OPINIÃO | STF cancela cela especial, mamata vergonhosa de quem tem ensino superior

Por unanimidade, os 11 ministros do Supremo Tribunal Federal declararam inconstitucional a prisão especial provisória – a conhecida “cela especial” – para quem tem diploma de curso superior em julgamento virtual encerrado na noite dessa sexta (31). Até agora, se duas pessoas cometiam o mesmo crime, mas uma delas estudou mais, esta podia ficar em uma cela separada até a condenação ou absolvição em definitivo. O que é uma mamata bisonha.

Quem teve acesso à educação formal não deveria desfrutar de privilégios sobre quem foi obrigado, em determinado momento, a escolher entre estudar e trabalhar. Ou que, por vontade própria, simplesmente optou por não fazer uma faculdade.

Só o pensamento limitado é capaz de considerar alguém “superior” por ter um bacharelado ou uma licenciatura.

Posso ter mais conhecimento técnico em determinada área, mas isso não faz de mim uma pessoa melhor ou com mais caráter do que alguém que aprendeu na prática, como um trabalhador rural iletrado.

Relator da ADPF (Arguição de Descumprimento de Preceito Fundamental) 334, ajuizada no Supremo Tribunal Federal pela Procuradoria-Geral da República, em 2015, o ministro Alexandre de Moraes votou pela inconstitucionalidade.

Foi acompanhado pelos outros dez ministros. O artigo 5° da Constituição Federal diz que “todos são iguais perante a lei, sem distinção de qualquer natureza”.

Mas, na prática, a legislação brasileira confere o privilégio de não ficar em cárcere comum até o trânsito em julgado de uma decisão penal condenatória para alguns grupos.

Em alguns casos, como os delegados de polícia, por exemplo, isso evita vinganças. Em outros, como os detentores de diploma de curso superior, é pura mordomia.

O Senado Federal havia derrubado essa excrescência presente no inciso VII, do artigo 295, do Código de Processo Penal, mas a Câmara dos Deputados, claro, barrou a mudança. Rodrigo Janot, então procurador geral da República, ajuizou no STF a ADPF contra o inciso.
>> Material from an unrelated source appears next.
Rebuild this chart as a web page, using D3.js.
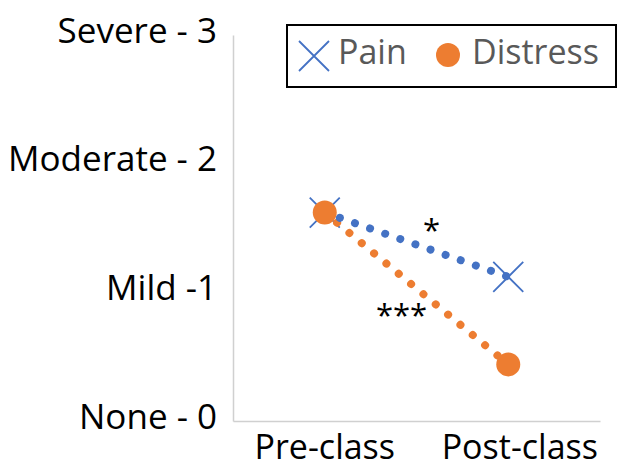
<!DOCTYPE html>
<html>
<head>
  <meta charset="utf-8">
  <title>Pain and distress</title>
  <script src="https://d3js.org/d3.v7.min.js"></script>
  <style>
    body { margin: 0; background: #fff; }
    svg text { font-family: "Open Sans", sans-serif; }
  </style>
</head>
<body>
<div id="chart"></div>
<script>
// data
var categories = ["Pre-class", "Post-class"];
var painValues = [1.62, 1.12];
var distressValues = [1.62, 0.44];
var tickValues = [0, 1, 2, 3];
var tickLabels = ["None - 0", "Mild -1", "Moderate - 2", "Severe - 3"];
var seriesNames = ["Pain", "Distress"];
var stars = ["*", "***"];

var W = 618, H = 472;
var mLeft = 233, mRight = 600, mTop = 35, mBottom = 421;

var svg = d3.select("#chart").append("svg")
  .attr("width", W).attr("height", H);

var x = d3.scaleBand().domain(categories).range([mLeft, mRight]);
var y = d3.scaleLinear().domain([0, 3]).range([mBottom, mTop]);
var cx = function(c) { return x(c) + x.bandwidth() / 2; };

// axes
var yAxis = svg.append("g").attr("transform", "translate(" + mLeft + ",0)")
  .call(d3.axisLeft(y).tickValues(tickValues).tickSize(0).tickPadding(16)
    .tickFormat(function(d, i) { return tickLabels[i]; }));
yAxis.select(".domain").attr("stroke", "#d0d0d0").attr("stroke-width", 1.5);
yAxis.selectAll("text").attr("font-size", 35).attr("fill", "#000")
  .attr("dy", "0.2em");

var xAxis = svg.append("g").attr("transform", "translate(0," + mBottom + ")")
  .call(d3.axisBottom(x).tickSize(0).tickPadding(14));
xAxis.select(".domain").attr("stroke", "#d0d0d0").attr("stroke-width", 1.5);
xAxis.selectAll("text").attr("font-size", 34).attr("fill", "#000")
  .attr("dy", "0.71em")
  .attr("transform", function(d) {
    // keep last label flush with the axis end, like Excel
    var w = this.getComputedTextLength();
    var shift = (mRight - 2) - (cx(d) + w / 2);
    return d === categories[categories.length - 1] ? "translate(" + shift + ",0)" : null;
  });

var blue = "#4472c4", orange = "#ed7d31";
var line = d3.line().x(function(d, i) { return cx(categories[i]); }).y(function(d) { return y(d); });

function xMark(g, px, py, s, col) {
  g.append("path")
    .attr("d", "M" + (px - s) + "," + (py - s) + "L" + (px + s) + "," + (py + s) +
               "M" + (px - s) + "," + (py + s) + "L" + (px + s) + "," + (py - s))
    .attr("stroke", col).attr("stroke-width", 1.8).attr("fill", "none");
}

// pain markers
var painG = svg.append("g");
painValues.forEach(function(v, i) { xMark(painG, cx(categories[i]), y(v), 15, blue); });

// distress line + markers
svg.append("path").datum(distressValues).attr("d", line)
  .attr("fill", "none").attr("stroke", orange).attr("stroke-width", 8)
  .attr("stroke-linecap", "round").attr("stroke-dasharray", "0.01 16");
svg.selectAll("circle.distress").data(distressValues).enter().append("circle")
  .attr("class", "distress")
  .attr("cx", function(d, i) { return cx(categories[i]); })
  .attr("cy", function(d) { return y(d); })
  .attr("r", 12).attr("fill", orange);

// pain line
svg.append("path").datum(painValues).attr("d", line)
  .attr("fill", "none").attr("stroke", blue).attr("stroke-width", 8)
  .attr("stroke-linecap", "round").attr("stroke-dasharray", "0.01 16")
  .attr("stroke-dashoffset", -16);

// significance stars, near the middle of each line
var mid = (cx(categories[0]) + cx(categories[1])) / 2;
svg.append("text").attr("x", mid + 15)
  .attr("y", y((painValues[0] + painValues[1]) / 2) - 4)
  .attr("text-anchor", "middle").attr("font-size", 31).text(stars[0]);
svg.append("text").attr("x", mid - 15)
  .attr("y", y((distressValues[0] + distressValues[1]) / 2) + 38)
  .attr("text-anchor", "middle").attr("font-size", 31).text(stars[1]);

// legend
var lg = svg.append("g");
lg.append("rect").attr("x", 287).attr("y", 25).attr("width", 329).attr("height", 62)
  .attr("fill", "#fff").attr("stroke", "#000").attr("stroke-width", 2);
xMark(lg, 314, 56, 15, blue);
lg.append("text").attr("x", 338).attr("y", 64).attr("font-size", 34)
  .attr("fill", "#595959").text(seriesNames[0]);
lg.append("circle").attr("cx", 448).attr("cy", 55).attr("r", 12).attr("fill", orange);
lg.append("text").attr("x", 472).attr("y", 64).attr("font-size", 34)
  .attr("fill", "#595959").text(seriesNames[1]);
</script>
</body>
</html>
Segundo ele, o item “viola a conformação constitucional e os objetivos fundamentais da República, o princípio da dignidade humana e o da isonomia”. Segundo sua argumentação, a separação não deveria ocorrer por conta do nível educacional, mas da natureza do delito, da idade e do sexo.

Considerando que, antes do julgamento e de uma condenação, há a presunção da inocência, seria importante que o regime desses presos fosse diferenciado. Mas isso deveria valer para todo mundo – do analfabeto ao que tem pós-doutorado. Assim, não seria a concessão de um privilégio, mas a garantia de um direito.

Aliás, o ideal é que não mandássemos para a cadeia os que não estão condenados se não apresentam risco à sociedade ou ao inquérito.

Mas se a pessoa é pobre, não raro fica anos esquecida, esperando julgamento. A proporção de presos provisórios caiu de 40%, em 2014, para 29,1%, no final do ano passado. A pandemia ajudou a baixar essa taxa devido às medidas para evitar aglomerações. Ainda assim, é muita coisa.

O Brasil prende muito e prende mal. A prisão provisória ou cautelar, muitas vezes, é utilizada como antecipação de pena antes mesmo do julgamento. Principalmente, se você for negro e pobre.

Com o julgamento no STF, o Brasil se torna um pouquinho mais justo e menos desigual. Agora só falta garantir que pobres não amarguem anos de prisão provisória, à espera de julgamentos que podem inocentá-los.

Que negros não sejam mandados à prisão por crimes que não cometeram porque foram equivocadamente confundidos por cor de sua pele. E que todas as pessoas tenham o mesmo tratamento diante da Justiça, independentemente de quanto têm na conta bancária.

* Este texto não reflete necessariamente a opinião do Sudoeste Digital.